I am not sure why this worked before, but the comment in gfileattribute.c is wrong: * * Classes that implement #GFileIface will create a #GFileAttributeInfoList and * install default keys and values for their given file system, architecture, * and other possible implementation details (e.g., on a UNIX system, a file * attribute key will be registered for the user id for a given file). * * <para> * <table> gtk-doc will insert </para><para> for each empty line. Either you ommit the <para> before the <table> or you wrap all the non-xml paragraphs above with one big <para>....</para> and remove the blank line.

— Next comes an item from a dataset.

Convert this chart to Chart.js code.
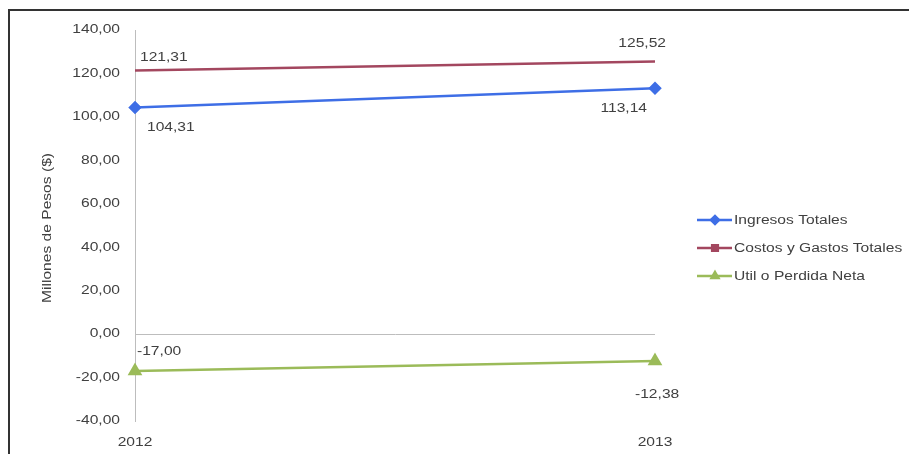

The problem is not that <para> is being nested (I think that's actually OK with docbook). The problem is rather that there is a </para> without a <para>. Regardless of what the source documentation says, as long as <para> and </para> tags are balanced, gtk-doc should not output XML that has unbalanced <para> and </para> tags. The input is balanced. At the start, <para><table> at the end, </table></para> But the gtk-doc output has at the start: <para><table> and at the end: </table></para></para> No matter how you slice it, that's gotta be a gtk-doc bug.

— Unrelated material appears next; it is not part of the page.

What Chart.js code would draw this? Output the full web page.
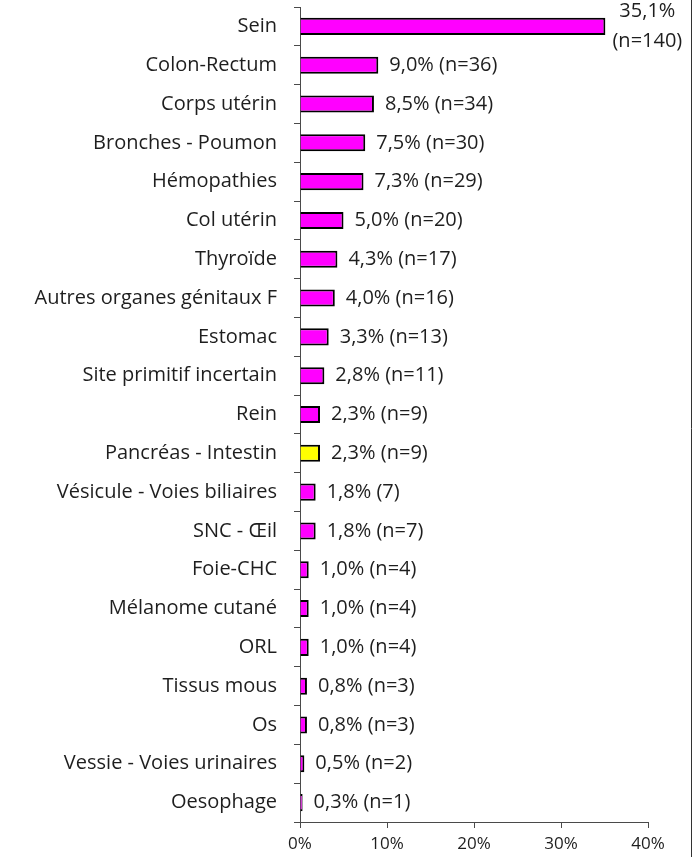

It should be fine again since I reverted the change. The 'algorithm' is as below: 1.) take the whole doc-body bla1 bla2 2.) wrap it in <para>...</para> <para> bla1 bla2 </para> 3.) replace blank lines with </para></para> <para> bla1 </para></para> bla2 </para> This causes some problems: bla1 <refsect2>bla2</refsect2> becomes: <para> bla1 </para></para> <refsect2>bla2</refsect2> </para> which is wellformed, but invalid as a refsect can't be part of a <para> :/ Summa, summarum. Previous attempts to handle it were too naiive. Its a bit tough as one can put any docbook into the docs and I can't even use a xml parser in perl without adding dependencies :/ My current plan is to wrap chunk by chunk and only wrap chunks not already wrapped with xml tags into <para>...</para>.
Please every body try the git version and let me know if you are okay with it.
Please reopen if it is still an issue. And it is a good change to try again now, as I'd like to release 1.16.